─── Dataset section ───

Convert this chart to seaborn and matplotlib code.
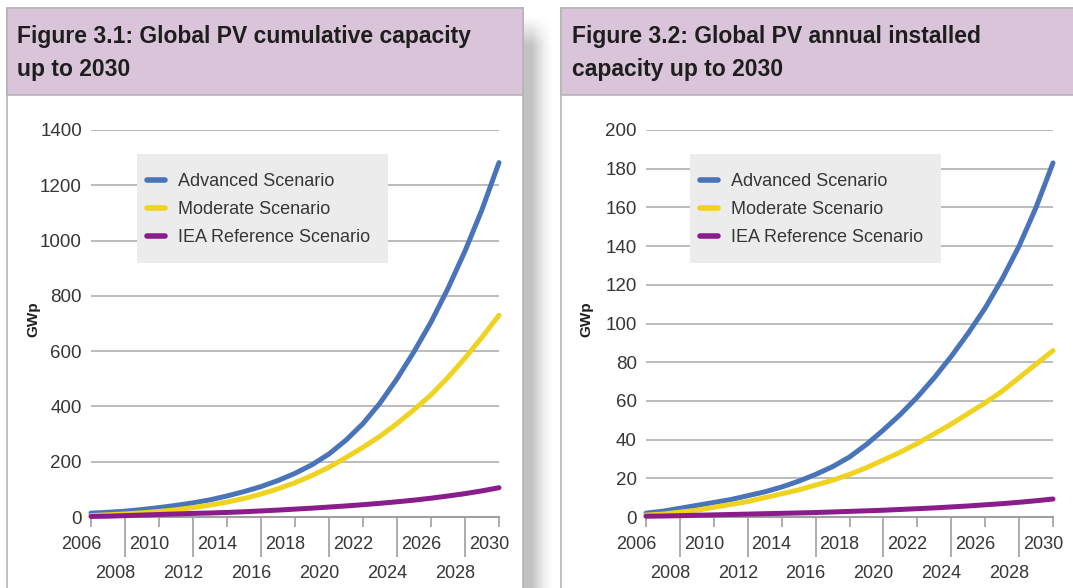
import numpy as np
import pandas as pd
import matplotlib
matplotlib.use("Agg")
import matplotlib.pyplot as plt
import matplotlib.transforms as mtransforms
from matplotlib.patches import Rectangle
from matplotlib.lines import Line2D
import seaborn as sns

# data
years = list(range(2006, 2031))
scenarios = ["Advanced Scenario", "Moderate Scenario", "IEA Reference Scenario"]
colors = ["#4a74b9", "#f0d320", "#8b1c8c"]

cum_advanced = [14, 17, 21, 27, 34, 42, 51, 62, 76, 92, 110, 132, 158, 189, 228,
                278, 338, 412, 500, 598, 705, 827, 962, 1112, 1282]
cum_moderate = [5, 8, 11, 15, 20, 26, 34, 43, 54, 67, 83, 102, 124, 150, 180,
                215, 252, 292, 338, 388, 442, 505, 575, 650, 730]
cum_iea = [2, 3, 5, 7, 9, 11, 13, 14.5, 16.5, 19, 22, 25, 28.5, 32, 36,
           40, 44.5, 49.5, 55, 61, 68, 76, 84.5, 94.5, 106]

ann_advanced = [2, 3, 4.5, 6, 7.5, 9, 11, 13, 15.5, 18.5, 22, 26, 31, 37.5, 45,
                53, 62, 72, 83, 95, 108, 123, 140, 160, 183]
ann_moderate = [1, 1.5, 2.5, 3.5, 5, 6.5, 8, 10, 12, 14, 16.5, 19, 22, 25.5, 29.5,
                33.5, 38, 43, 48, 53.5, 59, 65, 72, 79, 86]
ann_iea = [0.4, 0.5, 0.7, 0.9, 1.1, 1.3, 1.5, 1.7, 1.9, 2.1, 2.3, 2.6, 2.9, 3.2, 3.5,
           3.9, 4.3, 4.7, 5.2, 5.7, 6.3, 6.9, 7.6, 8.4, 9.3]

titles = [("Figure 3.1: Global PV cumulative capacity", "up to 2030"),
          ("Figure 3.2: Global PV annual installed", "capacity up to 2030")]
y_ticks = [list(range(0, 1401, 200)), list(range(0, 201, 20))]
major_years = list(range(2006, 2031, 4))
minor_years = list(range(2008, 2029, 4))


def long_df(series):
    return pd.DataFrame({
        "year": years * len(series),
        "GWp": [v for s in series for v in s],
        "scenario": np.repeat(scenarios, len(years)),
    })


sns.set_theme(style="white")
plt.rcParams["font.family"] = ["Liberation Sans", "DejaVu Sans"]

W, H = 1073, 588
fig = plt.figure(figsize=(W / 100, H / 100), dpi=100)
fig.patch.set_facecolor("white")


def fx(x):
    return x / W


def fy(y):
    return 1 - y / H


border = "#b5b5b5"
header = "#d9c4d9"
text_col = "#363636"

# drop shadow between the two panels
shadow_ax = fig.add_axes([fx(523), 0, fx(560) - fx(523), fy(16)], zorder=0)
t = np.linspace(0, 1, 200)
alpha_x = np.clip(1 - (t - 0.25) / 0.6, 0, 1) ** 1.6 * 0.24
rows = np.linspace(0, 1, 300)
alpha_y = np.clip(rows / 0.05, 0, 1)
img = np.zeros((300, 200, 4))
img[..., 3] = alpha_y[:, None] * alpha_x[None, :]
shadow_ax.imshow(img, aspect="auto", extent=(0, 1, 0, 1), origin="upper")
shadow_ax.axis("off")

# panel frames and header bands
for x0, x1 in [(7, 523), (561, 1090)]:
    fig.add_artist(Rectangle((fx(x0), -0.02), fx(x1) - fx(x0), fy(8) + 0.02,
                             transform=fig.transFigure, fc="white", ec=border,
                             lw=1.2, zorder=1))
    fig.add_artist(Rectangle((fx(x0), fy(95)), fx(x1) - fx(x0), fy(8) - fy(95),
                             transform=fig.transFigure, fc=header, ec=border,
                             lw=1.2, zorder=1))

title_x = [17, 572]
for i, (l1, l2) in enumerate(titles):
    fig.text(fx(title_x[i]), fy(43), l1, fontsize=16.5, fontweight="bold",
             color="#1e1e1e", va="baseline", zorder=3)
    fig.text(fx(title_x[i]), fy(76), l2, fontsize=16.5, fontweight="bold",
             color="#1e1e1e", va="baseline", zorder=3)

axes_x = [(91, 499), (646, 1053)]
ylabel_x = [33, 586]
legend_box = [(137, 388), (690, 941)]
datasets = [long_df([cum_advanced, cum_moderate, cum_iea]),
            long_df([ann_advanced, ann_moderate, ann_iea])]
palette = dict(zip(scenarios, colors))

for i in range(2):
    x0, x1 = axes_x[i]
    ax = fig.add_axes([fx(x0), fy(517), fx(x1) - fx(x0), fy(130) - fy(517)], zorder=2)
    ax.patch.set_alpha(0)
    sns.lineplot(data=datasets[i], x="year", y="GWp", hue="scenario",
                 palette=palette, linewidth=3.6, legend=False, ax=ax,
                 solid_capstyle="round", clip_on=False)
    for line in ax.lines:
        line.set_zorder(3)

    ax.set_xlim(2006, 2030)
    ax.set_ylim(y_ticks[i][0], y_ticks[i][-1])
    ax.set_yticks(y_ticks[i])
    ax.set_yticklabels([str(v) for v in y_ticks[i]])
    ax.yaxis.grid(True, color="#b0b0b0", lw=1.2)
    ax.xaxis.grid(False)
    ax.set_axisbelow(True)
    ax.tick_params(axis="y", length=0, pad=6.5, labelsize=13.5, labelcolor=text_col)

    ax.set_xticks(major_years)
    ax.set_xticklabels([str(y) for y in major_years])
    ax.set_xticks(minor_years, minor=True)
    ax.set_xticklabels([str(y) for y in minor_years], minor=True)
    ax.tick_params(axis="x", which="major", length=7.2, width=1.2, color="#a0a0a0",
                   pad=6.5, labelsize=13, labelcolor=text_col, bottom=True)
    ax.tick_params(axis="x", which="minor", length=28.5, width=1.2, color="#a0a0a0",
                   pad=6, labelsize=13, labelcolor=text_col, bottom=True)
    shift = mtransforms.ScaledTranslation(-0.10, 0, fig.dpi_scale_trans)
    for lbl in ax.get_xticklabels(which="both"):
        lbl.set_transform(lbl.get_transform() + shift)

    for side in ["top", "right", "left"]:
        ax.spines[side].set_visible(False)
    ax.spines["bottom"].set_color("#a0a0a0")
    ax.spines["bottom"].set_linewidth(1.5)
    ax.set_xlabel("")
    ax.set_ylabel("")

    fig.text(fx(ylabel_x[i]), fy(319), "GWp", rotation=90, fontsize=11,
             fontweight="bold", color="#1e1e1e", ha="center", va="center", zorder=3)

    # legend: grey box drawn inside the axes so it sits over the gridlines
    lx0, lx1 = legend_box[i]
    box = Rectangle((fx(lx0), fy(263)), fx(lx1) - fx(lx0), fy(154) - fy(263),
                    transform=fig.transFigure, fc="#ececec", ec="none",
                    zorder=1, clip_on=False)
    ax.add_artist(box)
    handles = [Line2D([], [], color=c, lw=4, solid_capstyle="round") for c in colors]
    leg = ax.legend(handles, scenarios, loc="upper left",
                    bbox_to_anchor=(fx(lx0 + 10), fy(173)),
                    bbox_transform=fig.transFigure, frameon=False, fontsize=13,
                    handlelength=1.0, handletextpad=0.7, labelspacing=0.62,
                    borderpad=0, borderaxespad=0)
    leg.set_zorder(5)
    for txt in leg.get_texts():
        txt.set_color(text_col)

fig.savefig("out.png", dpi=100)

───

Objective:
Leave out any pictures and return exactly the lines from the beginning of the data through the line with "40, 44.5, 49.5, 55, 61, 68, 76, 84.5, 94.5, 106]", inclusive.

Full response:
Convert this chart to seaborn and matplotlib code.
import numpy as np
import pandas as pd
import matplotlib
matplotlib.use("Agg")
import matplotlib.pyplot as plt
import matplotlib.transforms as mtransforms
from matplotlib.patches import Rectangle
from matplotlib.lines import Line2D
import seaborn as sns

# data
years = list(range(2006, 2031))
scenarios = ["Advanced Scenario", "Moderate Scenario", "IEA Reference Scenario"]
colors = ["#4a74b9", "#f0d320", "#8b1c8c"]

cum_advanced = [14, 17, 21, 27, 34, 42, 51, 62, 76, 92, 110, 132, 158, 189, 228,
                278, 338, 412, 500, 598, 705, 827, 962, 1112, 1282]
cum_moderate = [5, 8, 11, 15, 20, 26, 34, 43, 54, 67, 83, 102, 124, 150, 180,
                215, 252, 292, 338, 388, 442, 505, 575, 650, 730]
cum_iea = [2, 3, 5, 7, 9, 11, 13, 14.5, 16.5, 19, 22, 25, 28.5, 32, 36,
           40, 44.5, 49.5, 55, 61, 68, 76, 84.5, 94.5, 106]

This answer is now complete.